* TASK OBJECTIVE
The line containing "import * as" marks the end: extract everything from the first line of the data through that line, exactly, with no pictures.

○ ○ ○ ○ ○

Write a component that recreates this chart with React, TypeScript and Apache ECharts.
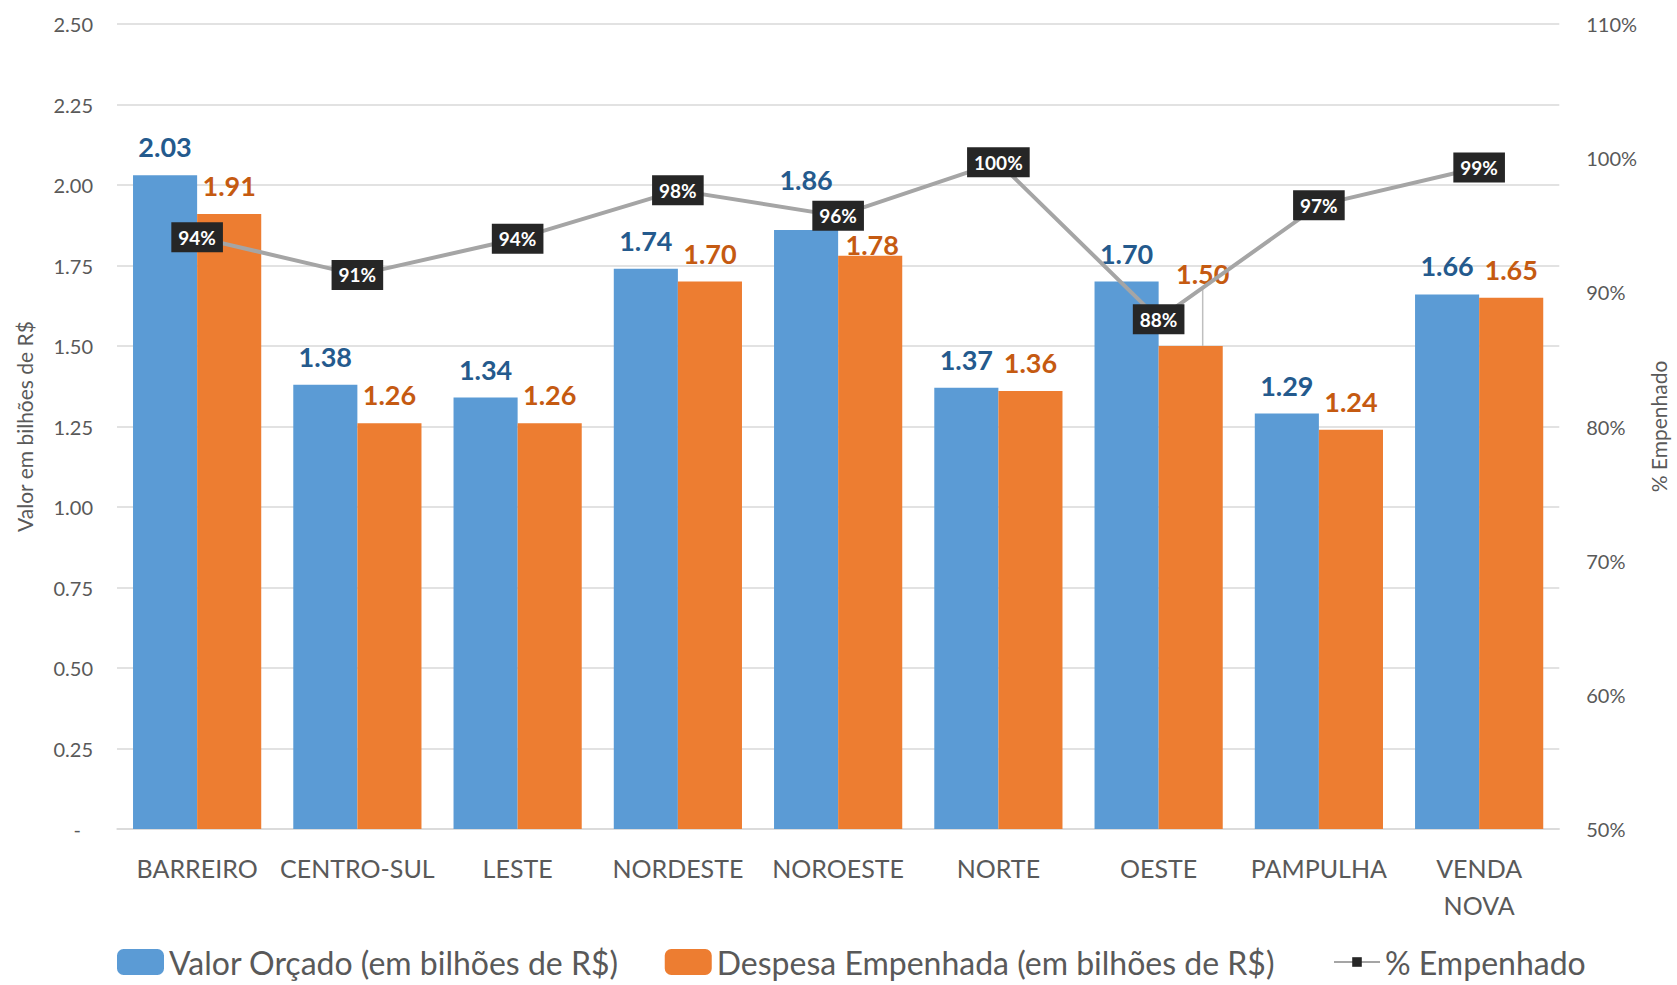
import React, { useEffect, useRef } from "react";
import * as echarts from "echarts";

const categories = ["BARREIRO", "CENTRO-SUL", "LESTE", "NORDESTE", "NOROESTE", "NORTE", "OESTE", "PAMPULHA", "VENDA\nNOVA"];
const valorOrcado = [2.03, 1.38, 1.34, 1.74, 1.86, 1.37, 1.70, 1.29, 1.66];
const despesaEmpenhada = [1.91, 1.26, 1.26, 1.70, 1.78, 1.36, 1.50, 1.24, 1.65];
const pctEmpenhado = [94.1, 91.3, 94.0, 97.6, 95.7, 99.7, 88.0, 96.5, 99.3];
const seriesNames = ["Valor Orçado (em bilhões de R$)", "Despesa Empenhada (em bilhões de R$)", "% Empenhado"];

const FONT = "Lato, 'Open Sans', sans-serif";
const GRAY = "#595959";

export default function App() {
  const ref = useRef<HTMLDivElement>(null);
  useEffect(() => {
    if (!ref.current) return;
    const chart = echarts.init(ref.current, undefined, { renderer: "svg" });
    const legendText = { fontSize: 32, color: GRAY, fontFamily: FONT };
    const option: any = {
      animation: false,
      backgroundColor: "#ffffff",
      textStyle: { fontFamily: FONT },
      grid: { left: 117, right: 95, top: 24, bottom: 156 },
      legend: [
        {
          bottom: 2,
          left: 112,
          itemWidth: 47,
          itemHeight: 26,
          itemGap: 46,
          textStyle: legendText,
          data: [seriesNames[0], seriesNames[1]],
        },
        {
          bottom: 2,
          left: 1328,
          itemWidth: 46,
          itemHeight: 12,
          textStyle: legendText,
          data: [seriesNames[2]],
        },
      ],
      xAxis: {
        type: "category",
        data: categories,
        axisLine: { lineStyle: { color: "#d9d9d9", width: 1.5 } },
        axisTick: { show: false },
        axisLabel: { color: GRAY, fontSize: 25, margin: 20, lineHeight: 37, fontFamily: FONT, interval: 0 },
      },
      yAxis: [
        {
          type: "value",
          min: 0,
          max: 2.5,
          interval: 0.25,
          name: "Valor em bilhões de R$",
          nameLocation: "middle",
          nameRotate: 90,
          nameGap: 82,
          nameTextStyle: { fontSize: 21, color: GRAY, fontFamily: FONT },
          axisLine: { show: false },
          axisTick: { show: false },
          splitLine: { lineStyle: { color: "#d9d9d9", width: 1.5 } },
          axisLabel: {
            color: GRAY,
            fontSize: 20,
            margin: 24,
            fontFamily: FONT,
            formatter: (v: number) => (v === 0 ? "{d|-}" : v.toFixed(2)),
            rich: { d: { color: GRAY, fontSize: 20, padding: [0, 12, 0, 0] } },
          },
        },
        {
          type: "value",
          min: 50,
          max: 110,
          interval: 10,
          name: "% Empenhado",
          nameLocation: "middle",
          nameRotate: 90,
          nameGap: 87,
          nameTextStyle: { fontSize: 21, color: GRAY, fontFamily: FONT },
          axisLine: { show: false },
          axisTick: { show: false },
          splitLine: { show: false },
          axisLabel: { color: GRAY, fontSize: 20, margin: 27, fontFamily: FONT, formatter: (v: number) => v + "%" },
        },
      ],
      series: [
        {
          name: seriesNames[0],
          type: "bar",
          data: valorOrcado,
          barGap: "0%",
          barCategoryGap: "20%",
          itemStyle: { color: "#5B9BD5" },
          label: {
            show: true,
            position: "top",
            distance: 15,
            color: "#245A8D",
            fontWeight: "bold",
            fontSize: 27,
            fontFamily: FONT,
            formatter: (p: any) => p.value.toFixed(2),
          },
          labelLayout: (p: any) => (p.dataIndex === 4 ? { dy: -22 } : {}),
        },
        {
          name: seriesNames[1],
          type: "bar",
          data: despesaEmpenhada.map((v, i) =>
            i === 6 ? { value: v, labelLine: { show: true, lineStyle: { color: "#bfbfbf", width: 1.5 } } } : v
          ),
          itemStyle: { color: "#ED7D31" },
          label: {
            show: true,
            position: "top",
            distance: 15,
            color: "#C55A11",
            fontWeight: "bold",
            fontSize: 27,
            fontFamily: FONT,
            formatter: (p: any) => p.value.toFixed(2),
          },
          labelLayout: (p: any) =>
            p.dataIndex === 6 ? { dy: -44, dx: 12 } : p.dataIndex === 4 ? { dy: 17, dx: 2 } : {},
        },
        {
          name: seriesNames[2],
          type: "line",
          yAxisIndex: 1,
          data: pctEmpenhado,
          z: 5,
          symbol: "rect",
          symbolSize: 10,
          itemStyle: { color: "#262626" },
          lineStyle: { color: "#A5A5A5", width: 4 },
          label: {
            show: true,
            position: "inside",
            color: "#ffffff",
            fontWeight: "bold",
            fontSize: 19,
            fontFamily: FONT,
            backgroundColor: "#262626",
            padding: [6, 7, 5, 7],
            formatter: (p: any) => Math.round(p.value) + "%",
          },
        },
      ],
    };
    chart.setOption(option);
    return () => chart.dispose();
  }, []);
  return <div ref={ref} style={{ position: "fixed", left: 0, top: 0, width: "1677px", height: "985px" }} />;
}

○ ○ ○ ○ ○

* THE RESULT
Write a component that recreates this chart with React, TypeScript and Apache ECharts.
import React, { useEffect, useRef } from "react";
import * as echarts from "echarts";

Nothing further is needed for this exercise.